DIRECTIONS | From the top of the entries, reproduce each line exactly, stopping after the line that contains "title.append('text').attr('x', 249).attr('y', 31).text('元，%)');". Omit pictures.

RECORDS SUPPLIED |

------------------------

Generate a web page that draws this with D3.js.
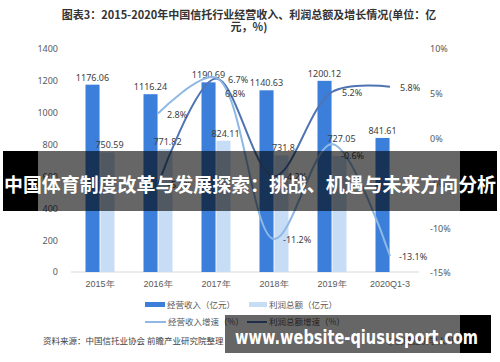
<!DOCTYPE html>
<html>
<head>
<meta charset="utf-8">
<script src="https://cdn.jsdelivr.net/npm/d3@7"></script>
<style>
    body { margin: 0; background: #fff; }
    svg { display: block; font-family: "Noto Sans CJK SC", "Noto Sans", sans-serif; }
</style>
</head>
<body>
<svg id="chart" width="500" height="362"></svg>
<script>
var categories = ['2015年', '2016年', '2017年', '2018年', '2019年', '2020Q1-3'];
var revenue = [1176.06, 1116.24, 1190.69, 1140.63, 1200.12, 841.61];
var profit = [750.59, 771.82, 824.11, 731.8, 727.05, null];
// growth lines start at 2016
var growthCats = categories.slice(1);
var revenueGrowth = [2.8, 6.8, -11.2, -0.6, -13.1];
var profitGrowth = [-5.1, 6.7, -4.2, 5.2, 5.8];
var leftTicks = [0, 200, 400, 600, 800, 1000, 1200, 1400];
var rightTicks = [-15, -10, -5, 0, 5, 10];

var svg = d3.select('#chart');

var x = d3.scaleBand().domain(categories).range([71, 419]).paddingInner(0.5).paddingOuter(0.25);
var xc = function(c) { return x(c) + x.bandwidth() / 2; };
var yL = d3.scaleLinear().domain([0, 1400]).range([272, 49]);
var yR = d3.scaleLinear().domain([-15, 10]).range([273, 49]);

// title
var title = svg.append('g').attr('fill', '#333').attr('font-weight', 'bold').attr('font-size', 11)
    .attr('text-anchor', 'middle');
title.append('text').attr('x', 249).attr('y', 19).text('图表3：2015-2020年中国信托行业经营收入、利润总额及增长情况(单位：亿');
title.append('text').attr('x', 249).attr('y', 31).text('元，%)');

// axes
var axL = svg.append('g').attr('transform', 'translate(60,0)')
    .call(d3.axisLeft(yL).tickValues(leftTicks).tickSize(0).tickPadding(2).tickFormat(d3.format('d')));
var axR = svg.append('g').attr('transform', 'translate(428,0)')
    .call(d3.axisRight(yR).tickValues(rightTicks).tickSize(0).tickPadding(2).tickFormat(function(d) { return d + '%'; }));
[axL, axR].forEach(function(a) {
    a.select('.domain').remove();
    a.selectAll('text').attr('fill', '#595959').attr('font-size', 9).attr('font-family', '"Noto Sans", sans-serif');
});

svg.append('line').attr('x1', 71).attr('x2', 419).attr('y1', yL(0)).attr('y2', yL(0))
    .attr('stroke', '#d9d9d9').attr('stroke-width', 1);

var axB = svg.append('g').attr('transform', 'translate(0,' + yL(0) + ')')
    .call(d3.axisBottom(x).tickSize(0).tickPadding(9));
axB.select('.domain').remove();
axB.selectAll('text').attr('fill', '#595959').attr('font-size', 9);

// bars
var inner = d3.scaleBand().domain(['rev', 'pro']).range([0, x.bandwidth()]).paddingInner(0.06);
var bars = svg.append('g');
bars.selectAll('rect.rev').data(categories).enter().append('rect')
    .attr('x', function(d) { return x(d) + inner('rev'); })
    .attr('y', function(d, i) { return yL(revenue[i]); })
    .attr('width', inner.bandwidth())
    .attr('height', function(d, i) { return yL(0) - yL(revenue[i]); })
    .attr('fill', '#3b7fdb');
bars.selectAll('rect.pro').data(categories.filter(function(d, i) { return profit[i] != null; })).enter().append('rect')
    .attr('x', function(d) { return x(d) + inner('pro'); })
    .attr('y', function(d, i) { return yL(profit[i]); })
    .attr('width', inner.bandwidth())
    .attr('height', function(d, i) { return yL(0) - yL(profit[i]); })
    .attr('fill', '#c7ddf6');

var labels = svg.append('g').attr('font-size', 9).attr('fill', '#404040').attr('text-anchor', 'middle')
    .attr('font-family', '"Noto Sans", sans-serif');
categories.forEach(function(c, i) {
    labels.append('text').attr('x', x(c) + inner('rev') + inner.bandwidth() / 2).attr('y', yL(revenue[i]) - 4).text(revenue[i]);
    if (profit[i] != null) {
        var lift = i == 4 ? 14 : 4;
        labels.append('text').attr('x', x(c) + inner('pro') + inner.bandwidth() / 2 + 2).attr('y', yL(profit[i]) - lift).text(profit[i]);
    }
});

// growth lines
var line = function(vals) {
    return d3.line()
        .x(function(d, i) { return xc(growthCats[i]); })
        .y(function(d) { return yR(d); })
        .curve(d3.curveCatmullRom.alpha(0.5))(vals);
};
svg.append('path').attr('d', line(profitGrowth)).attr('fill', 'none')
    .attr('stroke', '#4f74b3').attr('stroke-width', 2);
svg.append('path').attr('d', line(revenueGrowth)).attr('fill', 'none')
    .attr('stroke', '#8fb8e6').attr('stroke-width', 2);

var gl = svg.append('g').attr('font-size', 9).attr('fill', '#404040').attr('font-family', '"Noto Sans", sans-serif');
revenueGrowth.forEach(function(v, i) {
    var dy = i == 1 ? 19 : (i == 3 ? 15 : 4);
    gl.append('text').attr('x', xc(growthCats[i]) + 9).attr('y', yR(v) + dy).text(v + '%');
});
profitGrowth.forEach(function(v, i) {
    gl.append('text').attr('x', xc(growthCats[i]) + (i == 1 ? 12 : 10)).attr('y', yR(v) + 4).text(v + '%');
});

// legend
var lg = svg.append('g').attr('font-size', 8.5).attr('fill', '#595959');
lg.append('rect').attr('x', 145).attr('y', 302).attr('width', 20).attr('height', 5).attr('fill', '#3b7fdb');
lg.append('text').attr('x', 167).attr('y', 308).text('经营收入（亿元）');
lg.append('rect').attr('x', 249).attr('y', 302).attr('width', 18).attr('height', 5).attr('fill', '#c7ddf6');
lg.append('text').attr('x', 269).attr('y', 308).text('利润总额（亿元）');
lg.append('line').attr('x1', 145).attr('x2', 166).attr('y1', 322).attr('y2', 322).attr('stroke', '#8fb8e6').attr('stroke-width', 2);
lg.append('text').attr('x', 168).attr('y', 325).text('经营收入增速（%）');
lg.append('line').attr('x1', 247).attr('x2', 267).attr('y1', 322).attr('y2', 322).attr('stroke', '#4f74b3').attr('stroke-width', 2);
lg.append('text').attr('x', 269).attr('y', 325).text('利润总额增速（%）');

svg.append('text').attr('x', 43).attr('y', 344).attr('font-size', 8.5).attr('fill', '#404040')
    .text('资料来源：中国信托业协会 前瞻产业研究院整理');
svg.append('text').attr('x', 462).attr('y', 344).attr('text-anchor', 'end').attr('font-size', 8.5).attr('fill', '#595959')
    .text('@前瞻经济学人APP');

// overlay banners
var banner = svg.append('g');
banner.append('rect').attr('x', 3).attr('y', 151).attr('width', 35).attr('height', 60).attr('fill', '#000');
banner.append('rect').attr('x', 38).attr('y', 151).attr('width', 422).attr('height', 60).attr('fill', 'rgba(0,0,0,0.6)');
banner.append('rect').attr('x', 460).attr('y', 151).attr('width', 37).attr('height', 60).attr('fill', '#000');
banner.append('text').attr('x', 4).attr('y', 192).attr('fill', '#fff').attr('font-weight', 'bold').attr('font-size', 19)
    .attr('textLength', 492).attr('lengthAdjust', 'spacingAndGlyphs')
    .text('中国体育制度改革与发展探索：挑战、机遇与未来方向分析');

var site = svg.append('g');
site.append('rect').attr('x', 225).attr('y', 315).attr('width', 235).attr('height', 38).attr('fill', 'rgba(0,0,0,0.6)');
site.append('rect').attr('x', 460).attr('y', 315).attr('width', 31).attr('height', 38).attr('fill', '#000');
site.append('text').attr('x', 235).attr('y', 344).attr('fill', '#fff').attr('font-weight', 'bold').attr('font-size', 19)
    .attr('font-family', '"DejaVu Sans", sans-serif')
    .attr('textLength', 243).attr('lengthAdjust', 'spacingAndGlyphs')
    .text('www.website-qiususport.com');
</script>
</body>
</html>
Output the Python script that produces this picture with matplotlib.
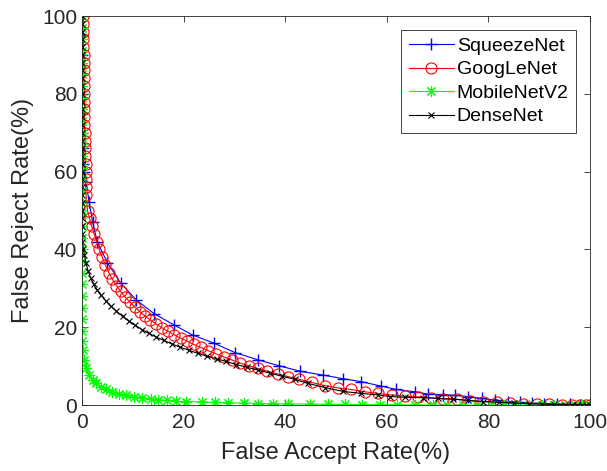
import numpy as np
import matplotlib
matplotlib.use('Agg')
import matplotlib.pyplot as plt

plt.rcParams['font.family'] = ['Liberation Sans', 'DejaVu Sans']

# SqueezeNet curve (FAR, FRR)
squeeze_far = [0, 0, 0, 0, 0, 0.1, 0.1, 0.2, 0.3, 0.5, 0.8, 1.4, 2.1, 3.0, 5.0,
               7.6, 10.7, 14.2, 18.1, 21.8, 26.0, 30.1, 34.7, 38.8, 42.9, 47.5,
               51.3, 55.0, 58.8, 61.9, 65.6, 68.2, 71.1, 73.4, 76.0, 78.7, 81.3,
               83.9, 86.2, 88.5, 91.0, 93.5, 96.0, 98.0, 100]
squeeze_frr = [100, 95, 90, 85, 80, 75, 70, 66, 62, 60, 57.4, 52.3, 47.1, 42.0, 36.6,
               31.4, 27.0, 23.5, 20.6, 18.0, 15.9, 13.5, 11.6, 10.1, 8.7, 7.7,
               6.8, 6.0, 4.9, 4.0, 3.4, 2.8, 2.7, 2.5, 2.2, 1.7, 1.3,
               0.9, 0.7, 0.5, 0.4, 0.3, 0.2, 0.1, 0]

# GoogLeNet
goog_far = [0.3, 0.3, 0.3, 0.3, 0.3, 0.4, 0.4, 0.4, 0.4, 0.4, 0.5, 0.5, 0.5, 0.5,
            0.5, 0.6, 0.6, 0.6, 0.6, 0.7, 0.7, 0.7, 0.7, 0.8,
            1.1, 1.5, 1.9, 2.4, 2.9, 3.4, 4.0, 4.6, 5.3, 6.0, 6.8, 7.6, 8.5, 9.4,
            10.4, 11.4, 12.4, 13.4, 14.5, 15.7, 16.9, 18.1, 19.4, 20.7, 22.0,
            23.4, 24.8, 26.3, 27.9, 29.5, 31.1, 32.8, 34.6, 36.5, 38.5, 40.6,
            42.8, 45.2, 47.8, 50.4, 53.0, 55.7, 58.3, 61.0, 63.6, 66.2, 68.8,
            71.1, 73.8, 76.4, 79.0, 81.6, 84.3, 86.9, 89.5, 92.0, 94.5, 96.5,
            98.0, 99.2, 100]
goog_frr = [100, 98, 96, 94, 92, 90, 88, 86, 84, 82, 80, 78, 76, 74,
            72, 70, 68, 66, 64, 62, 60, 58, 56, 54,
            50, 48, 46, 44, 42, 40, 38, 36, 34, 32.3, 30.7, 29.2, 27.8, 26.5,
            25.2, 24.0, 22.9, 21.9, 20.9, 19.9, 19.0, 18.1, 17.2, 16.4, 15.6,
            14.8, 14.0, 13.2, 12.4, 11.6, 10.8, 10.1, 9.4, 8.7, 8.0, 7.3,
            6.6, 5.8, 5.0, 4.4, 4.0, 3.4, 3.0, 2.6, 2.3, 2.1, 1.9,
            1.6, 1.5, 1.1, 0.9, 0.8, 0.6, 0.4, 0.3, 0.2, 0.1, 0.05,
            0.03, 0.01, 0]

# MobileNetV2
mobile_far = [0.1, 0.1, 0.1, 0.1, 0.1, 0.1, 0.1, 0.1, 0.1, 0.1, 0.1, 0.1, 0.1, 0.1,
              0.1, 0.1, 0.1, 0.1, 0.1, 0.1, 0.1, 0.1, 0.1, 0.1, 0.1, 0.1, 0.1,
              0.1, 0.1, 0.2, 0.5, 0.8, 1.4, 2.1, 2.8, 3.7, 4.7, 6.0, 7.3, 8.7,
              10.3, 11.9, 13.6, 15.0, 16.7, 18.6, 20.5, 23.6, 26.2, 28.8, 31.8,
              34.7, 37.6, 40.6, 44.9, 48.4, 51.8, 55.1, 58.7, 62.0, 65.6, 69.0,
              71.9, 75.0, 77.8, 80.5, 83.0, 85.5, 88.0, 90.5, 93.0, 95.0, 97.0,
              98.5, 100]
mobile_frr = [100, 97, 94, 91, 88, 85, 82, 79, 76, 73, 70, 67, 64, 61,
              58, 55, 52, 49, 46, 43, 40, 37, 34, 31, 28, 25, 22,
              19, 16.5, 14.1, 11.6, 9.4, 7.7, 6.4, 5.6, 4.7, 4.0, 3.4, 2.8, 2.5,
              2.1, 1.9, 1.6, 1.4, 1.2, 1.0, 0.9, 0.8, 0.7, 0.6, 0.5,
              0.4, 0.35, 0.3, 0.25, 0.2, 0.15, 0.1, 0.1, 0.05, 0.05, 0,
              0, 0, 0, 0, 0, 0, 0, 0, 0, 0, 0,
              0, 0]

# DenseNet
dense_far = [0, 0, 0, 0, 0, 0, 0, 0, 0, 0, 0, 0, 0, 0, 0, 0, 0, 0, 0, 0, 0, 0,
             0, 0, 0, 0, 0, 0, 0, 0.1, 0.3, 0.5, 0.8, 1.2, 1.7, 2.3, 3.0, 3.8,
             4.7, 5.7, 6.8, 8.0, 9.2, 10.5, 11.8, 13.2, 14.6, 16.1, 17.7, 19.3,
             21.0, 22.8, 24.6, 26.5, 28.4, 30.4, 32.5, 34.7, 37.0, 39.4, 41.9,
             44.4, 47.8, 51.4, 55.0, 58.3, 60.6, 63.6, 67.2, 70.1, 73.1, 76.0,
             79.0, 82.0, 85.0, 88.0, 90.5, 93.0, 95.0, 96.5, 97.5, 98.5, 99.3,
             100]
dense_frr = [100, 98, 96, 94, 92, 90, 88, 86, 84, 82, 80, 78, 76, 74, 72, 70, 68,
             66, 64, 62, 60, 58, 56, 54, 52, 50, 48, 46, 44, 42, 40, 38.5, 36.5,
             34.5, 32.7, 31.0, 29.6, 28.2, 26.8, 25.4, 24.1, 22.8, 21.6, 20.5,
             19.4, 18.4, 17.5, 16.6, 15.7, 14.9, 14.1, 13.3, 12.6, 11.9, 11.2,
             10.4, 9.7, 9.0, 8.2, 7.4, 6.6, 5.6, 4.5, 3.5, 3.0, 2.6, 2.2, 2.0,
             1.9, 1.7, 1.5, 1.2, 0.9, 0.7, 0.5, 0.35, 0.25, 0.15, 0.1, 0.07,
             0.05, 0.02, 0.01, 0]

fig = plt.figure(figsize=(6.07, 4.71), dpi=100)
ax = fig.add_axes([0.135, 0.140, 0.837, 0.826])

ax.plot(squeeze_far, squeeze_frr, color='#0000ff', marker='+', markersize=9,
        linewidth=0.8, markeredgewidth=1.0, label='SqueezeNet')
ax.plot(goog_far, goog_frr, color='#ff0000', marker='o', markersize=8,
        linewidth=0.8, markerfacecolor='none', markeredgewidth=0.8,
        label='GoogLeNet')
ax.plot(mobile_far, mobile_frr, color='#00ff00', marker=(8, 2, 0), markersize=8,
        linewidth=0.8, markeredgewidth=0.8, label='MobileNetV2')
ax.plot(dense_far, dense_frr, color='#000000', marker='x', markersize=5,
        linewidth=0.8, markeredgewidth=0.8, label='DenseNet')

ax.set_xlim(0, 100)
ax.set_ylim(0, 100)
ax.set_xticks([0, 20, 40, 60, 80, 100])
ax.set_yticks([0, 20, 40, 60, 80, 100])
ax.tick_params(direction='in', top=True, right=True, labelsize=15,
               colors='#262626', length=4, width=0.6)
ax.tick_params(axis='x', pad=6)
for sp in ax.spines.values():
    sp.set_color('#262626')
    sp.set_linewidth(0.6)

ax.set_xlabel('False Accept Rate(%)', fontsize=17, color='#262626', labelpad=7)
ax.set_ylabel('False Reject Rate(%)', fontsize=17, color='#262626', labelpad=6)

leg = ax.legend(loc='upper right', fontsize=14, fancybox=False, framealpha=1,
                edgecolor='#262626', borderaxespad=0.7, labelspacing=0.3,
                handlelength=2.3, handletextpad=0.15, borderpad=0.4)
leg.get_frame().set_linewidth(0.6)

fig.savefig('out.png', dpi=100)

------------------------

RESPONSE TO THE EXERCISE |
Generate a web page that draws this with D3.js.
<!DOCTYPE html>
<html>
<head>
<meta charset="utf-8">
<script src="https://cdn.jsdelivr.net/npm/d3@7"></script>
<style>
    body { margin: 0; background: #fff; }
    svg { display: block; font-family: "Noto Sans CJK SC", "Noto Sans", sans-serif; }
</style>
</head>
<body>
<svg id="chart" width="500" height="362"></svg>
<script>
var categories = ['2015年', '2016年', '2017年', '2018年', '2019年', '2020Q1-3'];
var revenue = [1176.06, 1116.24, 1190.69, 1140.63, 1200.12, 841.61];
var profit = [750.59, 771.82, 824.11, 731.8, 727.05, null];
// growth lines start at 2016
var growthCats = categories.slice(1);
var revenueGrowth = [2.8, 6.8, -11.2, -0.6, -13.1];
var profitGrowth = [-5.1, 6.7, -4.2, 5.2, 5.8];
var leftTicks = [0, 200, 400, 600, 800, 1000, 1200, 1400];
var rightTicks = [-15, -10, -5, 0, 5, 10];

var svg = d3.select('#chart');

var x = d3.scaleBand().domain(categories).range([71, 419]).paddingInner(0.5).paddingOuter(0.25);
var xc = function(c) { return x(c) + x.bandwidth() / 2; };
var yL = d3.scaleLinear().domain([0, 1400]).range([272, 49]);
var yR = d3.scaleLinear().domain([-15, 10]).range([273, 49]);

// title
var title = svg.append('g').attr('fill', '#333').attr('font-weight', 'bold').attr('font-size', 11)
    .attr('text-anchor', 'middle');
title.append('text').attr('x', 249).attr('y', 19).text('图表3：2015-2020年中国信托行业经营收入、利润总额及增长情况(单位：亿');
title.append('text').attr('x', 249).attr('y', 31).text('元，%)');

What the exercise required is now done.